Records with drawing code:
# # # # # # #

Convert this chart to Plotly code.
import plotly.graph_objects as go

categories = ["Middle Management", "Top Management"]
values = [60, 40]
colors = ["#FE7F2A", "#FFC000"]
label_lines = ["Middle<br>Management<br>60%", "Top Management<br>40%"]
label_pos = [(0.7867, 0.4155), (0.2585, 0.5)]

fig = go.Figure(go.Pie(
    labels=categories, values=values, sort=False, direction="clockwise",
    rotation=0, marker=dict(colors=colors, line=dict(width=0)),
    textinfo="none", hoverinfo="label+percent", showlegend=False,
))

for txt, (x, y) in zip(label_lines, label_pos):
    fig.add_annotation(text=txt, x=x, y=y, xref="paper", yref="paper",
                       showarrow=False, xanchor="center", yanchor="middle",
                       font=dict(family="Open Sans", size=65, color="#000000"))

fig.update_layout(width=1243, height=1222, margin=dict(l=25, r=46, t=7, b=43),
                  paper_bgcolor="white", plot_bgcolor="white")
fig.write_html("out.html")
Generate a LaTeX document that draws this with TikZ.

# # # # # # #

Instruction: Restate the whole of the material exactly.

Solution:
Convert this chart to Plotly code.
import plotly.graph_objects as go

categories = ["Middle Management", "Top Management"]
values = [60, 40]
colors = ["#FE7F2A", "#FFC000"]
label_lines = ["Middle<br>Management<br>60%", "Top Management<br>40%"]
label_pos = [(0.7867, 0.4155), (0.2585, 0.5)]

fig = go.Figure(go.Pie(
    labels=categories, values=values, sort=False, direction="clockwise",
    rotation=0, marker=dict(colors=colors, line=dict(width=0)),
    textinfo="none", hoverinfo="label+percent", showlegend=False,
))

for txt, (x, y) in zip(label_lines, label_pos):
    fig.add_annotation(text=txt, x=x, y=y, xref="paper", yref="paper",
                       showarrow=False, xanchor="center", yanchor="middle",
                       font=dict(family="Open Sans", size=65, color="#000000"))

fig.update_layout(width=1243, height=1222, margin=dict(l=25, r=46, t=7, b=43),
                  paper_bgcolor="white", plot_bgcolor="white")
fig.write_html("out.html")
Generate a LaTeX document that draws this with TikZ.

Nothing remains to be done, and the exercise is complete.